** Begin Source material **

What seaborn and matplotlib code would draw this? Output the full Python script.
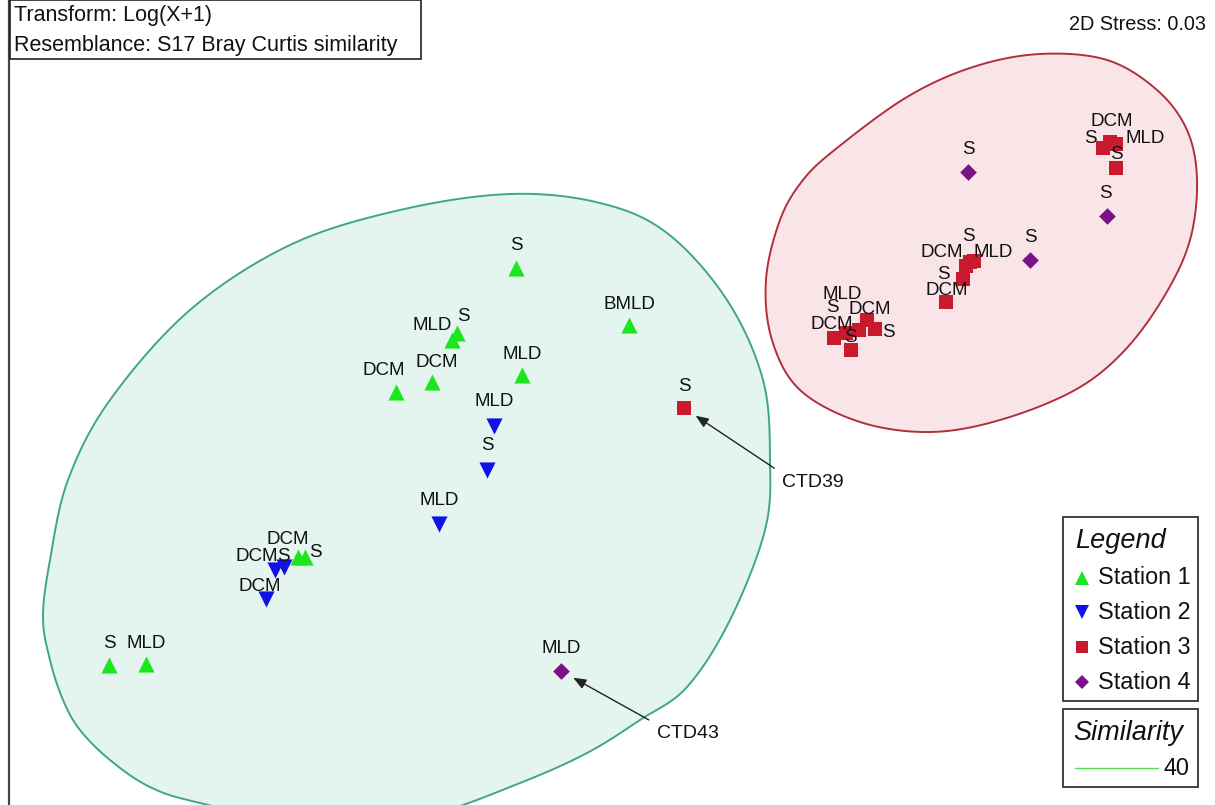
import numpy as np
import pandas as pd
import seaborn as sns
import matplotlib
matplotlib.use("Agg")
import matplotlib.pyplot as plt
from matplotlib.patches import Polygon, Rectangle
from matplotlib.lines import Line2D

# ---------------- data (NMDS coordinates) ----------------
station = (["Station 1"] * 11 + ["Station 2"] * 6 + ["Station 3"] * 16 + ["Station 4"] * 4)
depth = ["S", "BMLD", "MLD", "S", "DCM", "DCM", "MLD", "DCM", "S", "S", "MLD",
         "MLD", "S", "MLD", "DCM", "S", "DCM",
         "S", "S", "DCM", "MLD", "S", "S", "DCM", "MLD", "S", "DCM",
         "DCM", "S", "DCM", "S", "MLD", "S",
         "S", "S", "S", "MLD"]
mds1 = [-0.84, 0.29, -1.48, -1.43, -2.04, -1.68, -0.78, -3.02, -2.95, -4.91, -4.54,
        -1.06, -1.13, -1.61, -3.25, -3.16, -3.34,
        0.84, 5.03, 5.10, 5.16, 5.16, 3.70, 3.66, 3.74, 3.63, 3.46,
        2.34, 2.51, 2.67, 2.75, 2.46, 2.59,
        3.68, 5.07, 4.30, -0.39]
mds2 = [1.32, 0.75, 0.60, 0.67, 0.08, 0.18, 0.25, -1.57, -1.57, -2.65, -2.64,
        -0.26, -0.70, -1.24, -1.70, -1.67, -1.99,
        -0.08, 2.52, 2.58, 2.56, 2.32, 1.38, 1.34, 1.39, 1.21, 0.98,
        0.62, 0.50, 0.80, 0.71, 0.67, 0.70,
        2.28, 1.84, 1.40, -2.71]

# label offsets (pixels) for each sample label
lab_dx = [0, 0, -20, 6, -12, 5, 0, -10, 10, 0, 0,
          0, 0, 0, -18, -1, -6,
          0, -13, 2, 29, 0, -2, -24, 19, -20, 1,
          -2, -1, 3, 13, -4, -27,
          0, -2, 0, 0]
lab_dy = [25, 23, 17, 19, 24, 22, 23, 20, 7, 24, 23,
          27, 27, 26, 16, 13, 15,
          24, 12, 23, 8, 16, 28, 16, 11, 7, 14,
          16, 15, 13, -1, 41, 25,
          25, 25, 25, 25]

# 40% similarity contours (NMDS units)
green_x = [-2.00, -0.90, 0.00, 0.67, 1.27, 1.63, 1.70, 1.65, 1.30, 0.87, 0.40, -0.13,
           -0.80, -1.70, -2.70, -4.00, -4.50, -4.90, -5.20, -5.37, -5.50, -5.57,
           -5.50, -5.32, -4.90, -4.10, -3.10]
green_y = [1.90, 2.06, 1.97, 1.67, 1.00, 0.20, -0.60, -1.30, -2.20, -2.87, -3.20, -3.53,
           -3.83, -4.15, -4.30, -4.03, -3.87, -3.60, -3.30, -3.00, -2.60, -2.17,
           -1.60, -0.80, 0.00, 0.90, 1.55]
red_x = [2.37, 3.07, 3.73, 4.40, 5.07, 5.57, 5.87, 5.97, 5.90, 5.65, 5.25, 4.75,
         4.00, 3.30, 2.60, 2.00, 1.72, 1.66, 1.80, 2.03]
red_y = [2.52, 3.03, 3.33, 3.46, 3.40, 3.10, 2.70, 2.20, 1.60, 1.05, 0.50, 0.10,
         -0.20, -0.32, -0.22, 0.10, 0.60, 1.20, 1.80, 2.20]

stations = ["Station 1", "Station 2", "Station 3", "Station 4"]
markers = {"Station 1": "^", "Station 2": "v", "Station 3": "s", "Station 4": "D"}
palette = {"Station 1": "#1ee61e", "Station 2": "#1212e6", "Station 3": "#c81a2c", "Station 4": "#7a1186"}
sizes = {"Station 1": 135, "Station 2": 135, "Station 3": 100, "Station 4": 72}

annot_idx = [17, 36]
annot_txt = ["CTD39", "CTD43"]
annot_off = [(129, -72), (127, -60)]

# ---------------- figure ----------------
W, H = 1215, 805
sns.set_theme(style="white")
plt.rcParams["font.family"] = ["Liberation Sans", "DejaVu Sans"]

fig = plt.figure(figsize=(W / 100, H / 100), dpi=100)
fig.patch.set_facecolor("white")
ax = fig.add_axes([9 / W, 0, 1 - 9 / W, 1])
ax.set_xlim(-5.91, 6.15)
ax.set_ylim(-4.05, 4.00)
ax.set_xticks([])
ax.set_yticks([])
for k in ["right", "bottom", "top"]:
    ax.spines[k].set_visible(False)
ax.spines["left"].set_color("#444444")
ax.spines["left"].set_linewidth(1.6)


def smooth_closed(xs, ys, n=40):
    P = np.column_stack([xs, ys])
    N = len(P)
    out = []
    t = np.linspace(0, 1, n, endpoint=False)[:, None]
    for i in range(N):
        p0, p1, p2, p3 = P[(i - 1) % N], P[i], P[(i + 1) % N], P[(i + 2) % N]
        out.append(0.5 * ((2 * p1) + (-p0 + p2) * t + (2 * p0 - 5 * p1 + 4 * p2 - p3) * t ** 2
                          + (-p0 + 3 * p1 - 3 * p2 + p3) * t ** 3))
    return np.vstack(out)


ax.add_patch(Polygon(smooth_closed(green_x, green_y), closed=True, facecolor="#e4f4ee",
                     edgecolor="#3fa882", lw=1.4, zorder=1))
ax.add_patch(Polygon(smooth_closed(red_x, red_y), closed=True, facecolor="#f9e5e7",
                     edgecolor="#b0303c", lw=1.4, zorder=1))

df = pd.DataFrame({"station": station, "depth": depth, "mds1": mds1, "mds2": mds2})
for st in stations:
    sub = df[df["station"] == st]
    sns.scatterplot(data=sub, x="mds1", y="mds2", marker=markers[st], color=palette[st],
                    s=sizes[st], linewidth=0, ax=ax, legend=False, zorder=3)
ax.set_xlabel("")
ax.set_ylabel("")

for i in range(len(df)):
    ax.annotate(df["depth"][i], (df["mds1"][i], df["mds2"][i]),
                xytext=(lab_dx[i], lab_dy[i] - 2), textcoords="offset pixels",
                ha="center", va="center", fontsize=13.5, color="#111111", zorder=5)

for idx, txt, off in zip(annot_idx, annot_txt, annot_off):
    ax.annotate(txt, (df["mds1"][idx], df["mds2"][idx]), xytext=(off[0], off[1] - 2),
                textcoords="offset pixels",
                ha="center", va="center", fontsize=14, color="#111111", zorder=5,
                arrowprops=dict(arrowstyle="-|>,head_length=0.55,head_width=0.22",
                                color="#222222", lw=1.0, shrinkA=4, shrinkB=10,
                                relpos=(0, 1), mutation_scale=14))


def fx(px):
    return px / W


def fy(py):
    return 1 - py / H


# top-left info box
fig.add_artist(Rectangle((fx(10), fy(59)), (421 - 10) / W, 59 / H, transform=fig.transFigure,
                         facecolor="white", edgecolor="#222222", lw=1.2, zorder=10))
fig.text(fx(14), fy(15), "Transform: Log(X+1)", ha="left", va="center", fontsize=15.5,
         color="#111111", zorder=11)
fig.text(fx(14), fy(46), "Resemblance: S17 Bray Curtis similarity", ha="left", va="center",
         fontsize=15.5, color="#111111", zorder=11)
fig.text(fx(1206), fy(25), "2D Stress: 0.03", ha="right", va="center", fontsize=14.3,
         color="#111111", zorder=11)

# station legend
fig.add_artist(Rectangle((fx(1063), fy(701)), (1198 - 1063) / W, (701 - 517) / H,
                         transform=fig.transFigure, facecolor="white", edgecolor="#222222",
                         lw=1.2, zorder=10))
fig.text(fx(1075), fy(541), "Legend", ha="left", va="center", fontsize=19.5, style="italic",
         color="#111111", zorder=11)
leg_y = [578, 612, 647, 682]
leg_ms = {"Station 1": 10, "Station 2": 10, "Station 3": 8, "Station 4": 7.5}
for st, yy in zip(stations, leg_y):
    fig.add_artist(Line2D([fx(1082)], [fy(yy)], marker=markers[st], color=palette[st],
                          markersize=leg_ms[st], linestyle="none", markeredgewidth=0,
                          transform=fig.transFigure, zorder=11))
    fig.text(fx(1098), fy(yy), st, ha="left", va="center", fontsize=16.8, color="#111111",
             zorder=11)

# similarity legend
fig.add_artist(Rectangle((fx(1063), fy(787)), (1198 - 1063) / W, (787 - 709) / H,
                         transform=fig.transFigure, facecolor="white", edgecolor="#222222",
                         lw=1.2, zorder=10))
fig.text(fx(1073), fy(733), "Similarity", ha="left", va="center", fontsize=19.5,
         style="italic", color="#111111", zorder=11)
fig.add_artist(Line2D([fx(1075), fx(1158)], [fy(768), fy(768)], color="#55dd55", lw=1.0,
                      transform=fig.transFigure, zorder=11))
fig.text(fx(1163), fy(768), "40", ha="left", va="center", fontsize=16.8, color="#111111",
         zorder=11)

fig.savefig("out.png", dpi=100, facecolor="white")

** End Source material **

Every line from the top of the material above through the line with "2.28, 1.84, 1.40, -2.71]" should be duplicated exactly, please; leave out the pictures.

What seaborn and matplotlib code would draw this? Output the full Python script.
import numpy as np
import pandas as pd
import seaborn as sns
import matplotlib
matplotlib.use("Agg")
import matplotlib.pyplot as plt
from matplotlib.patches import Polygon, Rectangle
from matplotlib.lines import Line2D

# ---------------- data (NMDS coordinates) ----------------
station = (["Station 1"] * 11 + ["Station 2"] * 6 + ["Station 3"] * 16 + ["Station 4"] * 4)
depth = ["S", "BMLD", "MLD", "S", "DCM", "DCM", "MLD", "DCM", "S", "S", "MLD",
         "MLD", "S", "MLD", "DCM", "S", "DCM",
         "S", "S", "DCM", "MLD", "S", "S", "DCM", "MLD", "S", "DCM",
         "DCM", "S", "DCM", "S", "MLD", "S",
         "S", "S", "S", "MLD"]
mds1 = [-0.84, 0.29, -1.48, -1.43, -2.04, -1.68, -0.78, -3.02, -2.95, -4.91, -4.54,
        -1.06, -1.13, -1.61, -3.25, -3.16, -3.34,
        0.84, 5.03, 5.10, 5.16, 5.16, 3.70, 3.66, 3.74, 3.63, 3.46,
        2.34, 2.51, 2.67, 2.75, 2.46, 2.59,
        3.68, 5.07, 4.30, -0.39]
mds2 = [1.32, 0.75, 0.60, 0.67, 0.08, 0.18, 0.25, -1.57, -1.57, -2.65, -2.64,
        -0.26, -0.70, -1.24, -1.70, -1.67, -1.99,
        -0.08, 2.52, 2.58, 2.56, 2.32, 1.38, 1.34, 1.39, 1.21, 0.98,
        0.62, 0.50, 0.80, 0.71, 0.67, 0.70,
        2.28, 1.84, 1.40, -2.71]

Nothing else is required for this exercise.